Hal ini karena Tiongkok merupakan pemasok dominan sumber daya yang penting untuk mengubah perekonomian menjadi ramah lingkungan, seperti mineral tanah jarang dan logam penting seperti kobalt.
"Untuk mengambil keuntungan dari hal ini, negara ini telah mendirikan sejumlah bursa komoditas dengan harga dinyatakan dalam yuan," jelas dia.
Hal ini termasuk Bautou Rare Earth Products Exchange pada 2014 dan Ganzhou Rare Metal Exchange pada 2019. Demikian pula, pihak berwenang juga telah mendirikan bursa dalam mata uang yuan yang berfokus pada minyak dan tembaga, logam lain yang digunakan dalam energi ramah lingkungan serta industri lainnya.
Ketergantungan dengan AS
Namun terlepas dari kemajuan tersebut, Beijing tetap khawatir akan ketergantungannya yang besar pada dolar AS untuk menentukan harga dan menyelesaikan kontrak komoditas. Untuk mencapai hal tersebut, Tiongkok juga telah beralih ke kemitraan multilateral.
Kelompok-kelompok seperti blok BRICS dan Organisasi Kerjasama Shanghai tidak hanya membantu Tiongkok mengadvokasi sistem keuangan yang tidak terlalu berpusat pada dolar, namun juga memperkuat jangkauan negara tersebut dalam perdagangan komoditas global.

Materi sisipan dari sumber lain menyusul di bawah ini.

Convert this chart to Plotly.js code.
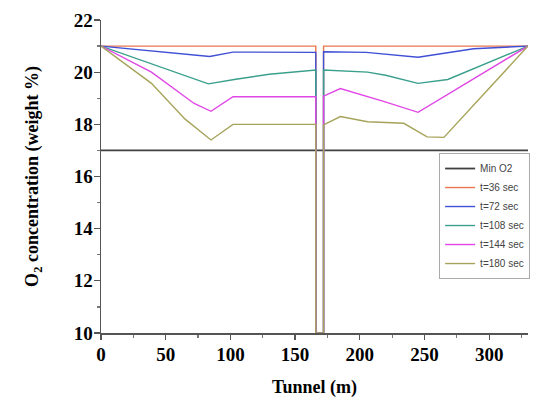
<!DOCTYPE html>
<html>
<head>
<meta charset="utf-8">
<script src="https://cdn.plot.ly/plotly-3.0.1.min.js"></script>
<style>html,body{margin:0;padding:0;background:#fff;}#chart{width:534px;height:403px;}</style>
</head>
<body>
<div id="chart"></div>
<script>
// Data
var seriesNames = ["Min O2", "t=36 sec", "t=72 sec", "t=108 sec", "t=144 sec", "t=180 sec"];

var xMin = [0, 330];
var yMin = [17, 17];

var x36 = [0, 166, 166, 172, 172, 330];
var y36 = [21, 21, 10, 10, 21, 21];

var x72 = [0, 84, 102, 166, 166, 172, 172, 205, 245, 288, 330];
var y72 = [21, 20.6, 20.77, 20.76, 10, 10, 20.78, 20.76, 20.57, 20.9, 21];

var x108 = [0, 83, 103, 130, 166, 166, 172, 172, 206, 220, 245, 268, 330];
var y108 = [21, 19.55, 19.72, 19.92, 20.08, 10, 10, 20.08, 20.0, 19.88, 19.57, 19.72, 21];

var x144 = [0, 39, 72, 85, 102, 166, 166, 172, 172, 185, 219, 245, 330];
var y144 = [21, 20.0, 18.8, 18.5, 19.06, 19.06, 10, 10, 19.08, 19.37, 18.87, 18.46, 21];

var x180 = [0, 39, 65, 85, 102, 166, 166, 172, 172, 185, 206, 234, 252, 265, 330];
var y180 = [21, 19.57, 18.2, 17.4, 18.0, 18.0, 10, 10, 17.98, 18.3, 18.1, 18.04, 17.52, 17.5, 21];

var colors = ["#404040", "#e8774f", "#3f4fd6", "#3a9f8c", "#e046e6", "#a6a35a"];

var xs = [xMin, x36, x72, x108, x144, x180];
var ys = [yMin, y36, y72, y108, y144, y180];

var traces = seriesNames.map(function (n, i) {
  return {
    x: xs[i], y: ys[i], name: n, mode: "lines", type: "scatter",
    line: { color: colors[i], width: i === 0 ? 1.8 : 1.4 }
  };
});

var serif = "Liberation Serif, Times New Roman, serif";
var titleFont = { family: serif, size: 18, color: "#000" };
var tickFont = { family: serif, size: 19, color: "#000", weight: "bold" };

var layout = {
  width: 534, height: 403,
  margin: { l: 101, r: 5, t: 20, b: 70 },
  paper_bgcolor: "#fff", plot_bgcolor: "#fff",
  showlegend: true,
  legend: {
    x: 0.79, y: 0.575, xanchor: "left", yanchor: "top",
    bgcolor: "#fff", bordercolor: "#aaa", borderwidth: 1,
    font: { family: "Liberation Sans, Arial, sans-serif", size: 10, color: "#444" },
    tracegroupgap: 0
  },
  xaxis: {
    range: [0, 330], tickvals: [0, 50, 100, 150, 200, 250, 300],
    showgrid: false, zeroline: false, showline: true, linecolor: "#555", linewidth: 1.5,
    ticks: "outside", ticklen: 5, tickcolor: "#555", tickwidth: 1.2,
    minor: { ticks: "outside", ticklen: 3, dtick: 25, tickcolor: "#777", showgrid: false },
    tickfont: tickFont, ticklabelstandoff: -1,
    title: { text: "<b>Tunnel (m)</b>", font: titleFont, standoff: 16 }
  },
  yaxis: {
    range: [10, 22], dtick: 2,
    showgrid: false, zeroline: false, showline: true, linecolor: "#555", linewidth: 1.5,
    ticks: "outside", ticklen: 6, tickcolor: "#555", tickwidth: 1.2,
    minor: { ticks: "outside", ticklen: 3, dtick: 1, tickcolor: "#777", showgrid: false },
    tickfont: tickFont, ticklabelstandoff: -3,
    title: { text: "<b>O<sub>2</sub> concentration (weight %)</b>", font: titleFont, standoff: 30 }
  }
};

Plotly.newPlot("chart", traces, layout, { displayModeBar: false, staticPlot: true });
</script>
</body>
</html>
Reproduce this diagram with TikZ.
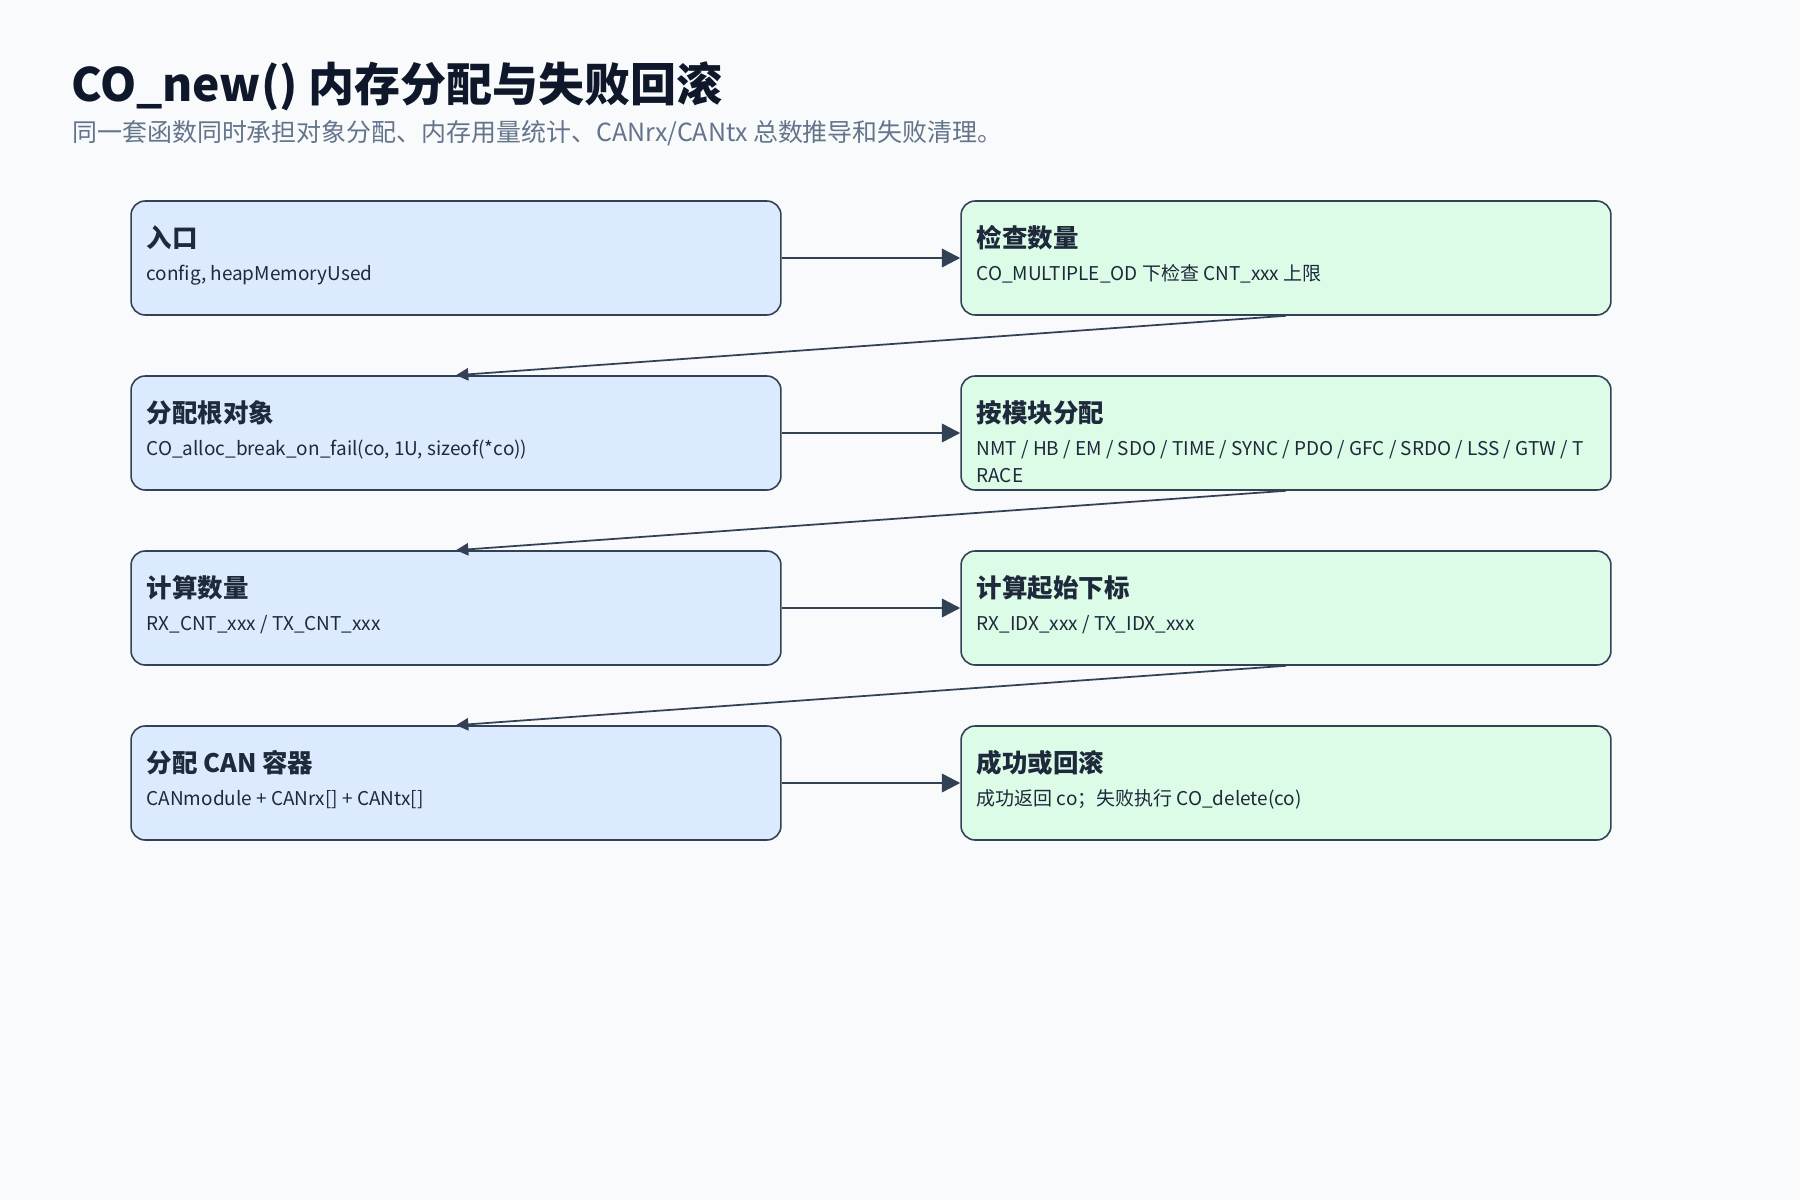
\documentclass[tikz,border=0pt]{standalone}
\usepackage{fontspec}
\setmainfont{Noto Sans CJK SC}
\usepackage{tikz}
\usetikzlibrary{arrows.meta,positioning,calc}
\definecolor{bgc}{HTML}{F8FAFC}
\definecolor{titlec}{HTML}{0F172A}
\definecolor{subc}{HTML}{64748B}
\definecolor{edge}{HTML}{334155}
\definecolor{ink}{HTML}{1E293B}
\definecolor{bluefill}{HTML}{DBEAFE}
\definecolor{greenfill}{HTML}{DCFCE7}
\tikzset{
  blk/.style    ={draw=edge,line width=0.9pt,rounded corners=8pt,inner sep=0pt,minimum width=13cm,minimum height=2.28cm},
  inblk/.style  ={blk,fill=bluefill},
  outblk/.style ={blk,fill=greenfill},
  head/.style   ={anchor=base west,inner sep=0pt,font=\fontsize{14.5}{17}\selectfont\bfseries,text=ink},
  note/.style   ={anchor=base west,inner sep=0pt,align=left,font=\fontsize{10.8}{15.3}\selectfont,text=ink},
  ar/.style     ={-{Triangle[length=10.5pt,width=10.5pt]},line width=1.4pt,draw=edge},
  back/.style   ={-{Triangle[length=7pt,width=7pt]},line width=1pt,draw=edge},
}
\begin{document}
\begin{tikzpicture}[x=0.02cm,y=-0.02cm]
  \fill[bgc] (0,0) rectangle (1800,1200);
  \useasboundingbox (0,0) rectangle (1800,1200);
  % title
  \node[anchor=base west,inner sep=0pt,font=\fontsize{26.2}{31}\selectfont\bfseries,text=titlec] (title) at (71,101) {CO\_new() 内存分配与失败回滚};
  \node[anchor=base west,inner sep=0pt,font=\fontsize{14.2}{17}\selectfont,text=subc] (sub) at (72,141) {同一套函数同时承担对象分配、内存用量统计、CANrx/CANtx 总数推导和失败清理。};
  % boxes
  \node[inblk]  (entry)  at (456,258) {};
  \node[outblk] (chk)    at (1286,258) {};
  \node[inblk]  (root)   at (456,433) {};
  \node[outblk] (permod) at (1286,433) {};
  \node[inblk]  (cnt)    at (456,608) {};
  \node[outblk] (idx)    at (1286,608) {};
  \node[inblk]  (canbuf) at (456,783) {};
  \node[outblk] (fin)    at (1286,783) {};
  % texts
  \node[head] (entryH)  at ($(entry.north west)+(16,47)$) {入口};
  \node[note] (entryN)  at ($(entry.north west)+(16,80)$) {config, heapMemoryUsed};
  \node[head] (chkH)    at ($(chk.north west)+(16,47)$) {检查数量};
  \node[note] (chkN)    at ($(chk.north west)+(16,80)$) {CO\_MULTIPLE\_OD 下检查 CNT\_xxx 上限};
  \node[head] (rootH)   at ($(root.north west)+(16,47)$) {分配根对象};
  \node[note] (rootN)   at ($(root.north west)+(16,80)$) {CO\_alloc\_break\_on\_fail(co, 1U, sizeof(*co))};
  \node[head] (permodH) at ($(permod.north west)+(16,47)$) {按模块分配};
  \node[note] (permodN) at ($(permod.north west)+(16,107)$) {NMT / HB / EM / SDO / TIME / SYNC / PDO / GFC / SRDO / LSS / GTW / T\\RACE};
  \node[head] (cntH)    at ($(cnt.north west)+(16,47)$) {计算数量};
  \node[note] (cntN)    at ($(cnt.north west)+(16,80)$) {RX\_CNT\_xxx / TX\_CNT\_xxx};
  \node[head] (idxH)    at ($(idx.north west)+(16,47)$) {计算起始下标};
  \node[note] (idxN)    at ($(idx.north west)+(16,80)$) {RX\_IDX\_xxx / TX\_IDX\_xxx};
  \node[head] (canbufH) at ($(canbuf.north west)+(16,47)$) {分配 CAN 容器};
  \node[note] (canbufN) at ($(canbuf.north west)+(16,80)$) {CANmodule + CANrx[] + CANtx[]};
  \node[head] (finH)    at ($(fin.north west)+(16,47)$) {成功或回滚};
  \node[note] (finN)    at ($(fin.north west)+(16,80)$) {成功返回 co；失败执行 CO\_delete(co)};
  % connectors
  \draw[ar] (entry) -- (chk);
  \draw[ar] (root) -- (permod);
  \draw[ar] (cnt) -- (idx);
  \draw[ar] (canbuf) -- (fin);
  \draw[back] (chk.south) -- (root.north);
  \draw[back] (permod.south) -- (cnt.north);
  \draw[back] (idx.south) -- (canbuf.north);
\end{tikzpicture}
\end{document}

Misalnya, Tiongkok dan Brasil, dua anggota BRICS, merupakan salah satu produsen litium terbesar, sementara Iran mungkin termasuk dalam daftar tersebut. Negara Timur Tengah, yang merupakan anggota kedua kelompok tersebut, juga memiliki cadangan seng terbesar di dunia.
"Dalam konteks ini, sebagai kelompok negara non-Barat, SCO berpotensi mewakili koalisi kuat eksportir dan importir komoditas yang berpusat pada penggunaan renminbi untuk membiayai seluruh siklus komoditas mulai dari produksi, perdagangan, hingga konsumsi," tulis Liu.
Untuk memperkuat hubungan mata uang antar mitra dagang, pihak berwenang Tiongkok telah lama menganjurkan penggunaan mata uang lokal, sekaligus mempromosikan gagasan integrasi regional dan sistem penyelesaian, seperti bank pembangunan SCO.